# START OF Collected material

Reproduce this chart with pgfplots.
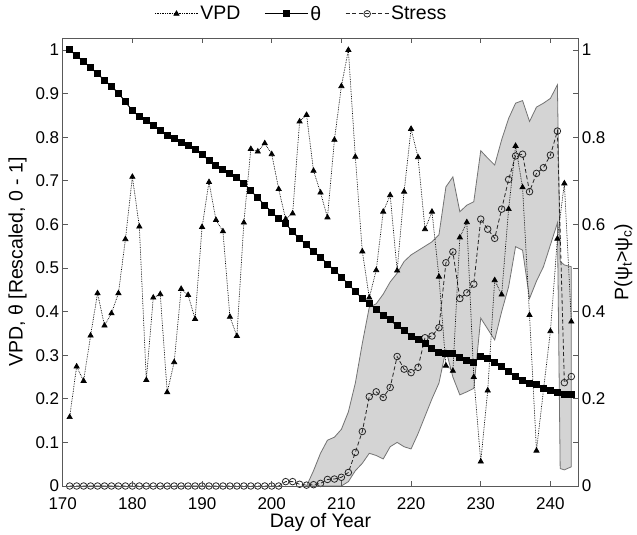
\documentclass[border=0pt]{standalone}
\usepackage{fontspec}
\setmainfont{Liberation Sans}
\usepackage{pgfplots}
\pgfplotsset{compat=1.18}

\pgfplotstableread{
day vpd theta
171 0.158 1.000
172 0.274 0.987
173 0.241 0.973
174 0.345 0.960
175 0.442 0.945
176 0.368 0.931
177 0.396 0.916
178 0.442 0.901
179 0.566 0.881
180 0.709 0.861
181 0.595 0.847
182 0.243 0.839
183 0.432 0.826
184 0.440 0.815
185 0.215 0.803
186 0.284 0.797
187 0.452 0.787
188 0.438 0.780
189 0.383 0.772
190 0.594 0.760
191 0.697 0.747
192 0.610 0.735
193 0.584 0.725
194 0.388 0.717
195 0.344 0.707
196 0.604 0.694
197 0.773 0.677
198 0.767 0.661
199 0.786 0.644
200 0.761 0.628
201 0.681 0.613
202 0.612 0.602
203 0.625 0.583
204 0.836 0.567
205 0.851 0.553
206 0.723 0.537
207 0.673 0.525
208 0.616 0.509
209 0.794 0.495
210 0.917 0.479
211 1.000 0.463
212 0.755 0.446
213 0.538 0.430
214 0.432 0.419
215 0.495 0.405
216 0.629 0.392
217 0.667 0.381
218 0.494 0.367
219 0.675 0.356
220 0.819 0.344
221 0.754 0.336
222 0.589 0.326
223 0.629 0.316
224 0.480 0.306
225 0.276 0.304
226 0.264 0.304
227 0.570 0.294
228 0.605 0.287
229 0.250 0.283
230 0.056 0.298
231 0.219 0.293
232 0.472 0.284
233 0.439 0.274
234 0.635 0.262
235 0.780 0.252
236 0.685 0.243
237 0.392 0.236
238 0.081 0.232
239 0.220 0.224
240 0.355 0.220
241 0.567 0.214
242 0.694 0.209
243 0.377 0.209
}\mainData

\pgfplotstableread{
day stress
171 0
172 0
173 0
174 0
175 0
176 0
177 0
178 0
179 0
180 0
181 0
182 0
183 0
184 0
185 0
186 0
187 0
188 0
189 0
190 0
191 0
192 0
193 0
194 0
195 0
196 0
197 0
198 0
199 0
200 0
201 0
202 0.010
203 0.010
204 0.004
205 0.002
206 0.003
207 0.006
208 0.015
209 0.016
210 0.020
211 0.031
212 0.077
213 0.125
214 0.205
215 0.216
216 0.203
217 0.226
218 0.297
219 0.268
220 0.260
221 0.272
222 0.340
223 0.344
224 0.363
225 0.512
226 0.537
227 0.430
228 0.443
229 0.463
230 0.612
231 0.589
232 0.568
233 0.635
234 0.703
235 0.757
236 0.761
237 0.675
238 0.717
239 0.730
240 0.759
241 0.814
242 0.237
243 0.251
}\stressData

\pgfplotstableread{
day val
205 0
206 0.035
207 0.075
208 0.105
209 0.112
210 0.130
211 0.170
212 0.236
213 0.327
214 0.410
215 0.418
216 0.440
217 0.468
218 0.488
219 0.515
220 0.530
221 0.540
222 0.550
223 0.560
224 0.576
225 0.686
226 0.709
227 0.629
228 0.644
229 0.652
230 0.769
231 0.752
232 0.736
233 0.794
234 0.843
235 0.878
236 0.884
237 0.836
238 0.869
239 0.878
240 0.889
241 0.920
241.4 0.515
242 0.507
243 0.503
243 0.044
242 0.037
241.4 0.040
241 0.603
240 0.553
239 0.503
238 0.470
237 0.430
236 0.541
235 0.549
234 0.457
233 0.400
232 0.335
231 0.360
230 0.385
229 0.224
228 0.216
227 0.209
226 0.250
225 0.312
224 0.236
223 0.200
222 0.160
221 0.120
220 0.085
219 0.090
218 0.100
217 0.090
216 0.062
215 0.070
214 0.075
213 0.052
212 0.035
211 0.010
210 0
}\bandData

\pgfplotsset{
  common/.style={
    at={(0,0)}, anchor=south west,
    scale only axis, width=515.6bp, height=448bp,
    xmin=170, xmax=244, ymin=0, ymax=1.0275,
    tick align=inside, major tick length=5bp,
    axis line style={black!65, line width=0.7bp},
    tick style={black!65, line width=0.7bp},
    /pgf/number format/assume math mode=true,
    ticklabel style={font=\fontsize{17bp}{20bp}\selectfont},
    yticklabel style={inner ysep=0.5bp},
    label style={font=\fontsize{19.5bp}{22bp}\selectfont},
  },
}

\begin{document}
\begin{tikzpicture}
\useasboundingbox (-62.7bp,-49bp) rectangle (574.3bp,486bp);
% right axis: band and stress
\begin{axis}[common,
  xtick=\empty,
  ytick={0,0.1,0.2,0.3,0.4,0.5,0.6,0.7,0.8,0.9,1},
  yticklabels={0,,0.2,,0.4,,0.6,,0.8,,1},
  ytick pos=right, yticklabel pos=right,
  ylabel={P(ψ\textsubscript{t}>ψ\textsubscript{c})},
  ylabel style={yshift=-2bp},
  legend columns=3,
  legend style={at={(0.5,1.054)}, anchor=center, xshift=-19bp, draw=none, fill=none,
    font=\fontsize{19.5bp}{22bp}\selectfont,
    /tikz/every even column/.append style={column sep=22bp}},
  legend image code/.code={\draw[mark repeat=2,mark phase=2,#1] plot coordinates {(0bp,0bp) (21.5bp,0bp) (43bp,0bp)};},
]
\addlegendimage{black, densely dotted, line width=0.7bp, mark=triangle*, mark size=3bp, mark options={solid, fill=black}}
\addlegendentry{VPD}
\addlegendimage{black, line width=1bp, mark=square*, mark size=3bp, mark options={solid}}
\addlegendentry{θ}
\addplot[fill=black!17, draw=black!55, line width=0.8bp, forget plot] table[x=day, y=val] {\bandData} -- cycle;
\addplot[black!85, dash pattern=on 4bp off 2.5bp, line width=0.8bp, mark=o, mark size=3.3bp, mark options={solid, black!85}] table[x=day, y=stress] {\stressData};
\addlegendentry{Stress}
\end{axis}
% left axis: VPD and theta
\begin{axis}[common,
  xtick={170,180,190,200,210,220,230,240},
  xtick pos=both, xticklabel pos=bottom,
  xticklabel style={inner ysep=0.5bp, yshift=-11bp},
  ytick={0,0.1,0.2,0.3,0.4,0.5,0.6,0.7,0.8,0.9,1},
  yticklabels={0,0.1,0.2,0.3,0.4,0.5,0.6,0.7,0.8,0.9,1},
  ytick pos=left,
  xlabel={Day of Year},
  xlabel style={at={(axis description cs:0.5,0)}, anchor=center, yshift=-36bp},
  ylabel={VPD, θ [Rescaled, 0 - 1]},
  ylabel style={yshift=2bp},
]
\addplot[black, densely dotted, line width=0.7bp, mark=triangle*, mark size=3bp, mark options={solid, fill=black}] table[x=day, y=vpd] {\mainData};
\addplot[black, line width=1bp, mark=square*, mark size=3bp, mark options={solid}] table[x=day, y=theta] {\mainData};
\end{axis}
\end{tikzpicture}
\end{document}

# END OF Collected material

Without including any picture, repeat the data exactly.

Reproduce this chart with pgfplots.
\documentclass[border=0pt]{standalone}
\usepackage{fontspec}
\setmainfont{Liberation Sans}
\usepackage{pgfplots}
\pgfplotsset{compat=1.18}

\pgfplotstableread{
day vpd theta
171 0.158 1.000
172 0.274 0.987
173 0.241 0.973
174 0.345 0.960
175 0.442 0.945
176 0.368 0.931
177 0.396 0.916
178 0.442 0.901
179 0.566 0.881
180 0.709 0.861
181 0.595 0.847
182 0.243 0.839
183 0.432 0.826
184 0.440 0.815
185 0.215 0.803
186 0.284 0.797
187 0.452 0.787
188 0.438 0.780
189 0.383 0.772
190 0.594 0.760
191 0.697 0.747
192 0.610 0.735
193 0.584 0.725
194 0.388 0.717
195 0.344 0.707
196 0.604 0.694
197 0.773 0.677
198 0.767 0.661
199 0.786 0.644
200 0.761 0.628
201 0.681 0.613
202 0.612 0.602
203 0.625 0.583
204 0.836 0.567
205 0.851 0.553
206 0.723 0.537
207 0.673 0.525
208 0.616 0.509
209 0.794 0.495
210 0.917 0.479
211 1.000 0.463
212 0.755 0.446
213 0.538 0.430
214 0.432 0.419
215 0.495 0.405
216 0.629 0.392
217 0.667 0.381
218 0.494 0.367
219 0.675 0.356
220 0.819 0.344
221 0.754 0.336
222 0.589 0.326
223 0.629 0.316
224 0.480 0.306
225 0.276 0.304
226 0.264 0.304
227 0.570 0.294
228 0.605 0.287
229 0.250 0.283
230 0.056 0.298
231 0.219 0.293
232 0.472 0.284
233 0.439 0.274
234 0.635 0.262
235 0.780 0.252
236 0.685 0.243
237 0.392 0.236
238 0.081 0.232
239 0.220 0.224
240 0.355 0.220
241 0.567 0.214
242 0.694 0.209
243 0.377 0.209
}\mainData

\pgfplotstableread{
day stress
171 0
172 0
173 0
174 0
175 0
176 0
177 0
178 0
179 0
180 0
181 0
182 0
183 0
184 0
185 0
186 0
187 0
188 0
189 0
190 0
191 0
192 0
193 0
194 0
195 0
196 0
197 0
198 0
199 0
200 0
201 0
202 0.010
203 0.010
204 0.004
205 0.002
206 0.003
207 0.006
208 0.015
209 0.016
210 0.020
211 0.031
212 0.077
213 0.125
214 0.205
215 0.216
216 0.203
217 0.226
218 0.297
219 0.268
220 0.260
221 0.272
222 0.340
223 0.344
224 0.363
225 0.512
226 0.537
227 0.430
228 0.443
229 0.463
230 0.612
231 0.589
232 0.568
233 0.635
234 0.703
235 0.757
236 0.761
237 0.675
238 0.717
239 0.730
240 0.759
241 0.814
242 0.237
243 0.251
}\stressData

\pgfplotstableread{
day val
205 0
206 0.035
207 0.075
208 0.105
209 0.112
210 0.130
211 0.170
212 0.236
213 0.327
214 0.410
215 0.418
216 0.440
217 0.468
218 0.488
219 0.515
220 0.530
221 0.540
222 0.550
223 0.560
224 0.576
225 0.686
226 0.709
227 0.629
228 0.644
229 0.652
230 0.769
231 0.752
232 0.736
233 0.794
234 0.843
235 0.878
236 0.884
237 0.836
238 0.869
239 0.878
240 0.889
241 0.920
241.4 0.515
242 0.507
243 0.503
243 0.044
242 0.037
241.4 0.040
241 0.603
240 0.553
239 0.503
238 0.470
237 0.430
236 0.541
235 0.549
234 0.457
233 0.400
232 0.335
231 0.360
230 0.385
229 0.224
228 0.216
227 0.209
226 0.250
225 0.312
224 0.236
223 0.200
222 0.160
221 0.120
220 0.085
219 0.090
218 0.100
217 0.090
216 0.062
215 0.070
214 0.075
213 0.052
212 0.035
211 0.010
210 0
}\bandData

\pgfplotsset{
  common/.style={
    at={(0,0)}, anchor=south west,
    scale only axis, width=515.6bp, height=448bp,
    xmin=170, xmax=244, ymin=0, ymax=1.0275,
    tick align=inside, major tick length=5bp,
    axis line style={black!65, line width=0.7bp},
    tick style={black!65, line width=0.7bp},
    /pgf/number format/assume math mode=true,
    ticklabel style={font=\fontsize{17bp}{20bp}\selectfont},
    yticklabel style={inner ysep=0.5bp},
    label style={font=\fontsize{19.5bp}{22bp}\selectfont},
  },
}

\begin{document}
\begin{tikzpicture}
\useasboundingbox (-62.7bp,-49bp) rectangle (574.3bp,486bp);
% right axis: band and stress
\begin{axis}[common,
  xtick=\empty,
  ytick={0,0.1,0.2,0.3,0.4,0.5,0.6,0.7,0.8,0.9,1},
  yticklabels={0,,0.2,,0.4,,0.6,,0.8,,1},
  ytick pos=right, yticklabel pos=right,
  ylabel={P(ψ\textsubscript{t}>ψ\textsubscript{c})},
  ylabel style={yshift=-2bp},
  legend columns=3,
  legend style={at={(0.5,1.054)}, anchor=center, xshift=-19bp, draw=none, fill=none,
    font=\fontsize{19.5bp}{22bp}\selectfont,
    /tikz/every even column/.append style={column sep=22bp}},
  legend image code/.code={\draw[mark repeat=2,mark phase=2,#1] plot coordinates {(0bp,0bp) (21.5bp,0bp) (43bp,0bp)};},
]
\addlegendimage{black, densely dotted, line width=0.7bp, mark=triangle*, mark size=3bp, mark options={solid, fill=black}}
\addlegendentry{VPD}
\addlegendimage{black, line width=1bp, mark=square*, mark size=3bp, mark options={solid}}
\addlegendentry{θ}
\addplot[fill=black!17, draw=black!55, line width=0.8bp, forget plot] table[x=day, y=val] {\bandData} -- cycle;
\addplot[black!85, dash pattern=on 4bp off 2.5bp, line width=0.8bp, mark=o, mark size=3.3bp, mark options={solid, black!85}] table[x=day, y=stress] {\stressData};
\addlegendentry{Stress}
\end{axis}
% left axis: VPD and theta
\begin{axis}[common,
  xtick={170,180,190,200,210,220,230,240},
  xtick pos=both, xticklabel pos=bottom,
  xticklabel style={inner ysep=0.5bp, yshift=-11bp},
  ytick={0,0.1,0.2,0.3,0.4,0.5,0.6,0.7,0.8,0.9,1},
  yticklabels={0,0.1,0.2,0.3,0.4,0.5,0.6,0.7,0.8,0.9,1},
  ytick pos=left,
  xlabel={Day of Year},
  xlabel style={at={(axis description cs:0.5,0)}, anchor=center, yshift=-36bp},
  ylabel={VPD, θ [Rescaled, 0 - 1]},
  ylabel style={yshift=2bp},
]
\addplot[black, densely dotted, line width=0.7bp, mark=triangle*, mark size=3bp, mark options={solid, fill=black}] table[x=day, y=vpd] {\mainData};
\addplot[black, line width=1bp, mark=square*, mark size=3bp, mark options={solid}] table[x=day, y=theta] {\mainData};
\end{axis}
\end{tikzpicture}
\end{document}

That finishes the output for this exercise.